4. Mr Wartoto did take some money from PNG Government to start that Airline. It is easy. The Government should take the same value equity in Travel Air and call it even.
5. The government should also positively encourage national entrepreneurship by creating a seed capital fund and fund good men and women with good ideas. Mr Wartoto's idea is a brilliant one. He should not be penalized, but held accountable, because the executive government was complicit in this. He does not deserve pariah status for this one.
The issues are not quite right and wrong. However, we can choose what we deem as one or another, or look at other ways of doing things that may evoke the greater good and better than useless "justice"- meted out by the blind deaf and dumb.

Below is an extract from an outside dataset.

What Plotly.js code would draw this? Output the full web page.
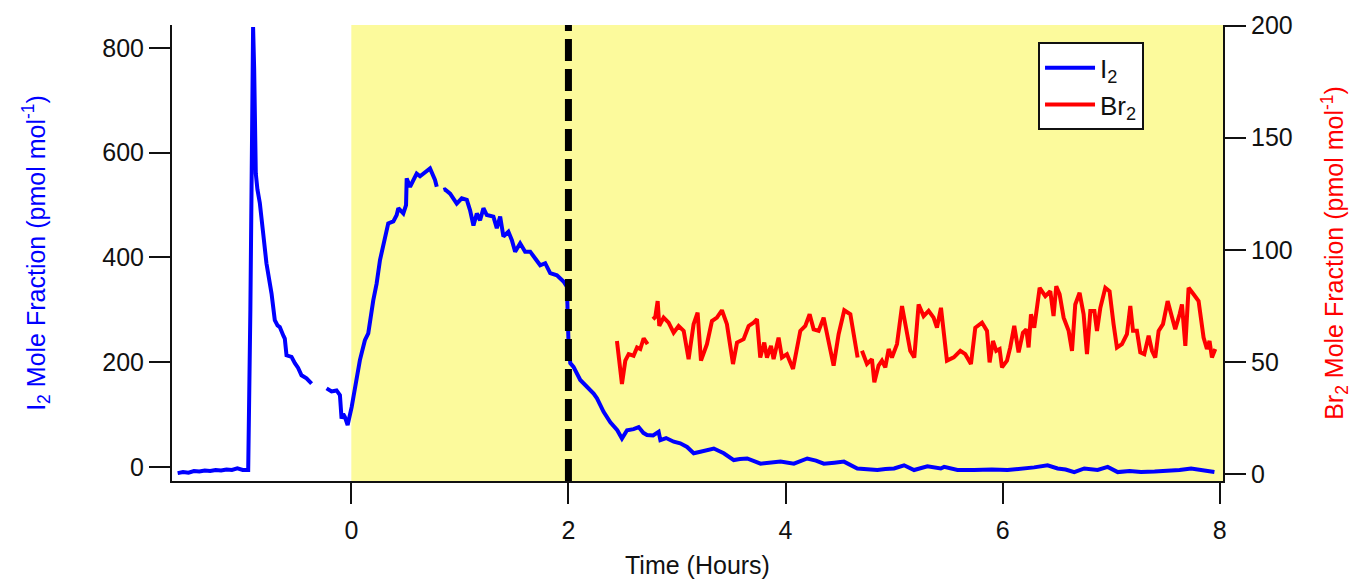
<!DOCTYPE html>
<html>
<head>
<meta charset="utf-8">
<script src="https://cdn.plot.ly/plotly-3.0.1.min.js"></script>
<style>html,body{margin:0;padding:0;background:#fff;}#chart{width:1366px;height:579px;}</style>
</head>
<body>
<div id="chart"></div>
<script>
// I2 mole fraction (pmol/mol), left axis; null = data gap
var i2Time = [-1.60,-1.55,-1.50,-1.45,-1.40,-1.35,-1.30,-1.25,-1.20,-1.15,-1.10,-1.05,-1.00,-0.97,-0.95,
  -0.93,-0.915,-0.905,-0.895,-0.89,-0.88,-0.865,-0.843,-0.812,-0.782,-0.735,-0.705,-0.68,-0.659,-0.625,-0.613,-0.597,-0.575,-0.551,-0.52,-0.49,-0.459,-0.413,-0.366,
  -0.30,
  -0.228,-0.182,-0.136,-0.105,-0.09,-0.075,-0.059,-0.034,0.003,0.049,0.079,0.125,0.156,0.202,0.233,0.264,0.294,0.34,0.387,0.418,0.433,0.479,0.504,0.51,0.541,0.57,0.602,0.633,0.663,0.725,0.771,0.787,
  0.82,
  0.848,0.863,0.91,0.971,1.017,1.064,1.094,1.125,1.156,1.186,1.217,1.248,1.309,1.34,1.371,1.401,1.447,1.479,1.509,1.555,1.601,1.648,1.694,1.74,1.786,1.832,1.894,1.955,1.986,1.992,2.001,2.017,2.047,2.109,2.201,2.232,2.263,2.324,2.386,2.45,2.493,2.54,2.6,2.647,2.69,2.724,2.78,2.831,2.847,2.9,2.97,3.03,3.093,3.154,3.216,3.28,3.339,3.431,3.523,3.58,3.647,3.77,3.85,3.954,4.077,4.2,4.28,4.353,4.45,4.538,4.661,4.75,4.846,4.92,5.0,5.092,5.184,5.307,5.43,5.461,5.584,5.737,5.9,6.045,6.17,6.29,6.414,6.506,6.58,6.66,6.752,6.875,6.968,7.06,7.17,7.275,7.4,7.52,7.63,7.736,7.85,7.951];
var i2Value = [-12,-10,-11,-8,-9,-7,-8,-6,-7,-5,-6,-3,-6,-7,-6,
  300,650,840,760,600,560,530,504,446,389,331,280,270,267,250,245,213,212,210,198,189,175,169,159,
  null,
  150,144,146,137,92,101,95,80,114,172,204,242,255,318,350,395,420,465,469,481,494,484,500,551,535,548,560,555,560,570,548,535,
  null,
  529,530,522,503,513,510,490,461,484,471,494,481,478,456,478,440,449,433,411,427,411,411,398,385,389,370,366,354,344,293,236,198,191,166,147,140,131,105,85,70,54,70,72,76,65,61,60,67,51,55,48,45,38,26,29,32,35,26,13,15,16,6,8,10,6,16,12,6,8,10,-3,-4,-6,-4,-3,3,-6,1,-3,0,-6,-6,-5,-6,-4,-1,3,-3,-5,-10,-3,-6,0,-10,-8,-10,-9,-8,-6,-3,-7,-10];

// Br2 mole fraction (pmol/mol), right axis; null = data gap
var br2Time = [2.447,2.47,2.493,2.524,2.555,2.6,2.632,2.662,2.693,2.729,
  2.75,
  2.779,2.80,2.822,2.837,2.877,2.923,2.969,3.015,3.062,3.107,3.153,3.19,3.221,3.276,3.322,3.368,3.414,3.46,3.516,3.553,3.614,3.66,3.706,3.737,3.767,3.804,3.829,3.866,3.89,3.936,3.967,4.013,4.069,4.105,4.136,4.182,4.222,4.259,4.305,4.351,4.397,4.443,4.489,4.541,4.597,4.643,4.664,
  4.68,
  4.704,4.75,4.796,4.818,4.857,4.888,4.919,4.95,4.98,5.027,5.073,5.112,5.149,5.186,5.226,5.272,5.318,5.364,5.395,5.432,5.487,5.55,5.61,5.656,5.708,5.748,5.81,5.856,5.88,5.911,5.941,5.972,5.994,6.04,6.07,6.107,6.147,6.187,6.218,6.239,6.261,6.291,6.341,6.393,6.439,6.469,6.494,6.525,6.562,6.608,6.639,6.669,6.709,6.746,6.777,6.808,6.845,6.869,6.9,6.946,6.985,7.022,7.053,7.099,7.145,7.176,7.201,7.237,7.268,7.305,7.345,7.376,7.406,7.437,7.477,7.52,7.56,7.59,7.63,7.652,7.683,7.713,7.759,7.805,7.851,7.882,7.906,7.928,7.959];
var br2Value = [59.3,50,40.1,50.5,53.4,52.7,56.4,55.7,60.5,57.9,
  null,
  69,70,77.1,66,69.7,67.5,63,66,63.8,51.2,66.8,71.9,50.5,57.9,68.2,69.7,73,66.8,49,58.6,60.1,66,67.5,69,51.9,58.6,51.9,57.1,51.2,60.8,51.9,53.4,46.8,54.9,63.8,66,71.2,64.5,63.8,69.7,59.3,48.3,62.3,73,71.2,59.3,51.9,
  null,
  54.9,49,51.2,40.9,48.3,50.5,47.5,55.7,51.9,57.9,74.9,63.8,54.9,51.9,75.6,70.4,72.7,69.7,65.2,74.1,50.5,52,54.9,53.4,49,65.2,67.5,63.8,49.7,59.3,54.9,55.7,47.5,50.5,56.4,66,54.2,63,64.5,56.4,71.2,65.2,83,79.3,81.5,70.4,83.7,80.1,69.7,63.8,54.9,75.6,80.8,71.2,53.4,72.7,72.7,63.8,74.1,83,81.5,66.8,56.4,57.9,62.3,74.9,63.8,63.8,54.2,53.4,61.6,54.9,51.9,63.8,66.8,77.1,69.7,64.5,71.2,75.6,57.1,83,80.1,77.1,60.8,55.7,59.3,51.9,55.7];

var xTickVals = [0, 2, 4, 6, 8];
var yLeftTickVals = [0, 200, 400, 600, 800];
var yRightTickVals = [0, 50, 100, 150, 200];
var shadeStart = 0;      // start of shaded period (hours)
var markerTime = 2;      // dashed line (hours)

var FONT = 'Liberation Sans, Arial, sans-serif';
var xRange = [-1.652, 8.03];

var traces = [
  {x: i2Time, y: i2Value, type: 'scatter', mode: 'lines', name: 'I<sub>2</sub>',
   line: {color: '#0000ff', width: 4}, connectgaps: false, yaxis: 'y'},
  {x: br2Time, y: br2Value, type: 'scatter', mode: 'lines', name: 'Br<sub>2</sub>',
   line: {color: '#ff0000', width: 4}, connectgaps: false, yaxis: 'y2'}
];

var axisCommon = {
  showline: true, linecolor: '#111', linewidth: 2,
  ticks: 'outside', ticklen: 21, tickwidth: 2, tickcolor: '#111',
  showgrid: false, zeroline: false,
  tickfont: {family: FONT, size: 25, color: '#111'}
};

var layout = {
  width: 1366, height: 579,
  margin: {l: 172, r: 143, t: 25, b: 98},
  paper_bgcolor: '#ffffff', plot_bgcolor: '#ffffff',
  font: {family: FONT, size: 25, color: '#111'},
  showlegend: true,
  legend: {x: 0.824, y: 0.962, xanchor: 'left', yanchor: 'top',
    bgcolor: '#ffffff', bordercolor: '#111', borderwidth: 2, itemwidth: 50,
    font: {family: FONT, size: 26, color: '#111'}},
  xaxis: Object.assign({}, axisCommon, {
    range: xRange, tickvals: xTickVals, ticklabelstandoff: 5,
    title: {text: 'Time (Hours)', font: {family: FONT, size: 25, color: '#111'}, standoff: 14}
  }),
  yaxis: Object.assign({}, axisCommon, {
    range: [-27, 844], tickvals: yLeftTickVals,
    title: {text: 'I<sub>2</sub> Mole Fraction (pmol mol<sup>-1</sup>)', font: {family: FONT, size: 25, color: '#0000ff'}, standoff: 50}
  }),
  yaxis2: Object.assign({}, axisCommon, {
    range: [-3.2, 200.3], tickvals: yRightTickVals, overlaying: 'y', side: 'right',
    title: {text: 'Br<sub>2</sub> Mole Fraction (pmol mol<sup>-1</sup>)', font: {family: FONT, size: 25, color: '#ff0000'}, standoff: 34}
  }),
  shapes: [
    {type: 'rect', xref: 'x', yref: 'paper', x0: shadeStart, x1: xRange[1], y0: 0, y1: 1,
     fillcolor: '#fcfa9c', line: {width: 0}, layer: 'below'},
    {type: 'line', xref: 'x', yref: 'paper', x0: markerTime, x1: markerTime, y0: 0, y1: 1,
     line: {color: '#000', width: 7, dash: '22px,8px'}, layer: 'above'}
  ]
};

Plotly.newPlot('chart', traces, layout, {displayModeBar: false, staticPlot: true});
</script>
</body>
</html>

Not all bells that toll, toll for us, and not all dogs that bark at Waigani, bark for us.
Posted by: Kelvin Natata | 31 January 2014 at 07:39 PM
Past articles have voiced concern that Australia does not assist PNG in identifying assets acquired in Australia with "suspect" funds from PNG nationals.
Perhaps if PNG joined "Asset Recovery Interagency Network of Asia and the Pacific" there might be an obligation (or more trust) for cooperation?
http://taiwantoday.tw/ct.asp?xItem=214031&ctNode=452&mp=9
Posted by: Laurence Quinlivan | 31 January 2014 at 12:12 PM
Sadly, on one PNG blog, all the "silly young ones" are busy praising Wartoto and saying he should be Prime Minister.
Give me strength!
Posted by: Mrs Barbara Short | 31 January 2014 at 11:49 AM
It is an indication of how 'fucked-up' (that's the technical term) the PNG mentality is that many people actually think this fucker was smart to avoid prosecution and that since Travel Air gives cheaper flights it's OK that he swindled the government to get the start-up capital.
Are the carvings in parliament responsible for this, Mr Zurenuoc?